D’ici là, c’est aussi le projet Fare Meri, développé par EDT-Engie tout près du lycée Taiarapu Nui, et donc de Mahana O’hiupe, qui devrait être mis en service. Une centrale qui a un projet sœur, Fare Gouwe, elle aussi en phase de test un peu plus haut sur la route du belvédère et qui pourrait être opérationnelle début décembre. Les deux sites doivent rassembler un total de 16 500 panneaux pour une puissance de 9MWc. Avec là aussi, mais dans une moindre mesure, des coopérations à l’étude avec des agriculteurs et éleveurs pour mettre doublement à profit le foncier.
7% de l’électricité de Tahiti et un défi dans la gestion du réseau
Trois exploitants, donc, pour quatre fermes, et un total d’une trentaine de megawatts de puissance qui vont briller fort sur le mix énergétique. Lors de l’annonce des résultats de l’appel d’offres, en 2021, les lauréats prévoyaient un total de 37 GWh d’électricité par an, soit 7,1% de l’électricité produite à Tahiti en 2022, et 5,5% de celle de la Polynésie. Surtout, ces fermes vont faire doubler la production photovoltaïque de l’île… Et enfin faire décoller le compteur du renouvelable. Car malgré les annonces politiques en matière de climat ou d’énergie, le fenua restait en 2022, année des derniers chiffres officiels, dépendant à 92,5% des énergies fossiles, avec pas moins de 310 000 tonnes d’équivalent pétrole de consommation d’hydrocarbures.
Le raccordement de ces centrales représente donc un « enjeu important » pour le Pays, mais aussi pour le gestionnaire du réseau, la Tep, qui a participé aux travaux de raccordement de deux de ces projets. La Sem a aussi accéléré son chantier à plus d’1,5 milliard de francs de conversion du réseau de transport Sud pour l’exploiter en 30 000 volts et accueillir au mieux tous ces projets. Les premières semaines de pleine exploitation des nouvelles fermes seront bien sûr très surveillées, avec EDT, pour gérer les apports sur le réseau, notamment au moment des pics d’ensoleillement. Les batteries installées sur chaque site devraient toutefois permettre d’étaler dans le temps la production. Ce qui n’empêche les différents acteurs, dont EDT qui vient de faire valider son projet Baby Step, de réfléchir à de nouvelles options de stockage pour faire face à ce nouveau type de production.

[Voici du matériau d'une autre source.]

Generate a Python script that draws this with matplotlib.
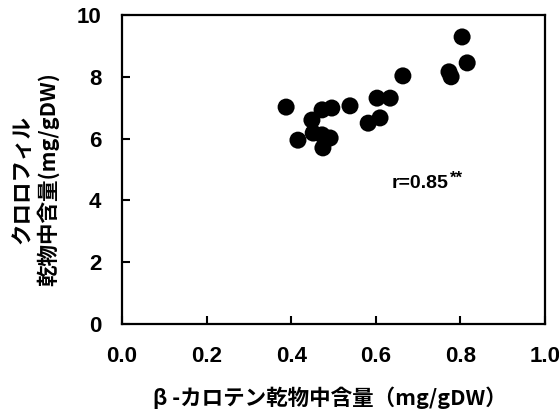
import matplotlib.pyplot as plt

# β-カロテン vs クロロフィル (mg/gDW)
carotene = [0.388, 0.496, 0.539, 0.473, 0.449, 0.416, 0.473, 0.492, 0.475, 0.452,
            0.603, 0.634, 0.582, 0.610, 0.664, 0.773, 0.778, 0.804, 0.816]
chlorophyll = [7.02, 6.99, 7.06, 6.93, 6.60, 5.95, 6.12, 6.02, 5.70, 6.18,
               7.31, 7.31, 6.50, 6.67, 8.03, 8.16, 8.00, 9.29, 8.45]
xticks = [0.0, 0.2, 0.4, 0.6, 0.8, 1.0]
yticks = [0, 2, 4, 6, 8, 10]

jp = ['Noto Sans CJK JP', 'DejaVu Sans']
num = 'Liberation Sans'

fig = plt.figure(figsize=(5.59, 4.17), dpi=100)
ax = fig.add_axes([0.2182, 0.223, 0.7568, 0.741])

ax.scatter(carotene, chlorophyll, s=150, color='black', edgecolors='none', zorder=3)

ax.set_xlim(0, 1.0)
ax.set_ylim(0, 10)
ax.set_xticks(xticks)
ax.set_xticklabels([f'{v:.1f}' for v in xticks])
ax.set_yticks(yticks)
ax.set_yticklabels([str(v) for v in yticks])
ax.tick_params(direction='in', length=6, width=1.5)
ax.tick_params(axis='x', pad=16)
ax.tick_params(axis='y', pad=15)
for lab in ax.get_xticklabels() + ax.get_yticklabels():
    lab.set_fontfamily(num)
    lab.set_fontweight('bold')
    lab.set_fontsize(16)
for s in ax.spines.values():
    s.set_linewidth(1.6)

# 相関係数
t = ax.text(0.638, 4.56, 'r=0.85', fontsize=14, fontweight='bold', family=num, va='center')
ax.annotate('**', xy=(1, 1), xycoords=t, xytext=(0.5, 3), textcoords='offset points',
            fontsize=12, fontweight='bold', family=num, va='top')

# 軸ラベル
fig.text(0.59, 0.045, 'β -カロテン乾物中含量（mg/gDW）', ha='center', va='center',
         fontsize=15.5, fontweight='bold', family=jp)
fig.text(0.04, 0.57, 'クロロフィル', rotation=90, ha='center', va='center',
         fontsize=15.5, fontweight='bold', family=jp)
fig.text(0.085, 0.57, '乾物中含量(mg/gDW)', rotation=90, ha='center', va='center',
         fontsize=15.5, fontweight='bold', family=jp)

plt.savefig('out.png', dpi=100)
plt.close()
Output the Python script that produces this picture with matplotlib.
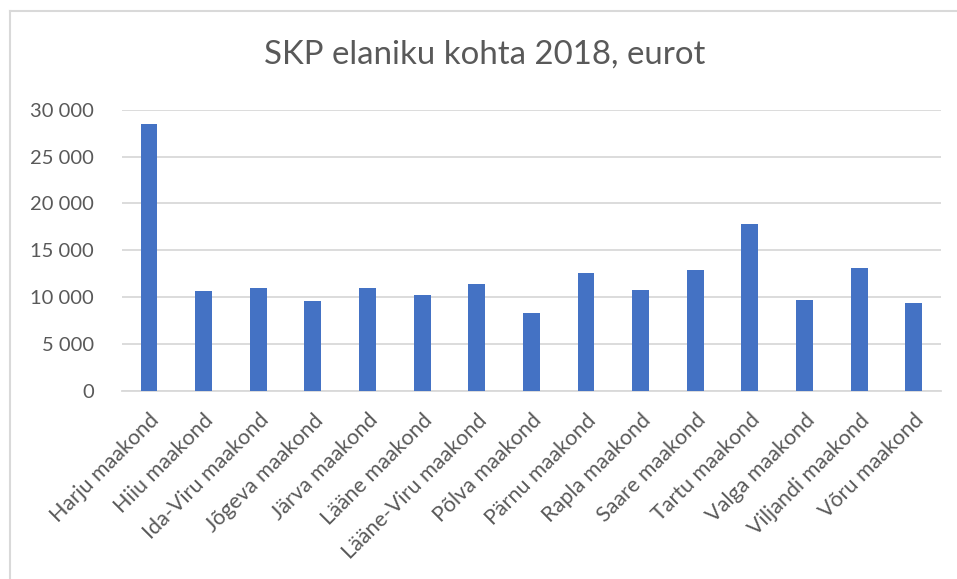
import matplotlib
matplotlib.use("Agg")
import matplotlib.pyplot as plt
from matplotlib.lines import Line2D
from matplotlib.ticker import FuncFormatter

counties = [
    "Harju maakond", "Hiiu maakond", "Ida-Viru maakond", "Jõgeva maakond",
    "Järva maakond", "Lääne maakond", "Lääne-Viru maakond", "Põlva maakond",
    "Pärnu maakond", "Rapla maakond", "Saare maakond", "Tartu maakond",
    "Valga maakond", "Viljandi maakond", "Võru maakond",
]
gdp_per_capita = [
    28440, 10640, 10960, 9540, 10930, 10220, 11390, 8330,
    12530, 10720, 12890, 17800, 9650, 13100, 9360,
]
y_ticks = [0, 5000, 10000, 15000, 20000, 25000, 30000]

TEXT = "#595959"
GRID = "#D9D9D9"
BAR = "#4472C4"

plt.rcParams["font.family"] = ["Lato", "DejaVu Sans"]

W, H = 957, 579
fig = plt.figure(figsize=(W / 100, H / 100), dpi=100)
ax = fig.add_axes([121.7 / W, 1 - 390.7 / H, (941 - 121.7) / W, (390.7 - 109.7) / H])

x = range(len(counties))
ax.bar(x, gdp_per_capita, width=0.31, color=BAR, zorder=3)

ax.set_xlim(-0.5, len(counties) - 0.5)
ax.set_ylim(0, 30000)
ax.set_yticks(y_ticks)
ax.yaxis.set_major_formatter(FuncFormatter(lambda v, _: f"{v:,.0f}".replace(",", " ")))
ax.grid(axis="y", color=GRID, linewidth=1.3, zorder=0)

ax.set_xticks(list(x))
ax.set_xticklabels(counties, rotation=45, ha="right", rotation_mode="anchor")
ax.tick_params(axis="both", length=0, labelcolor=TEXT)
ax.tick_params(axis="y", pad=20, labelsize=14.5)
ax.tick_params(axis="x", pad=14, labelsize=15.5)

for side in ["top", "right", "left"]:
    ax.spines[side].set_visible(False)
ax.spines["bottom"].set_color(GRID)
ax.spines["bottom"].set_linewidth(1.3)

fig.text(485 / W, 1 - 55 / H, "SKP elaniku kohta 2018, eurot",
         ha="center", va="center", fontsize=23.8, color=TEXT)

# chart frame, cut off at the right and bottom like the screenshot
bx, by = 10 / W, 1 - 11 / H
fig.add_artist(Line2D([bx, 1], [by, by], color=GRID, linewidth=1.5))
fig.add_artist(Line2D([bx, bx], [0, by], color=GRID, linewidth=1.5))

fig.savefig("out.png", dpi=100)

Il faudra ensuite attendre un moment pour revoir des grands projets photovoltaïques sortir de terre à Tahiti. Le deuxième appel à candidatures lancé en octobre 2023 avait été retiré trois mois plus tard par le gouvernement, sur demande des professionnels qui réclamaient une révision du cahier des charges. La procédure n’a toujours pas été relancée et à sa publication, il faudra probablement encore compter quatre ans avant de nouveaux raccordements. C’est donc du côté des îles qu’il faudra regarder pour voir naître des projets solaires souvent plus petits, mais parfois plus innovants. Notamment à Bora Bora, Taputapuatea et Huahine, toutes en train de développer des solutions mêlant production d’énergie et valorisation agricole de la terre.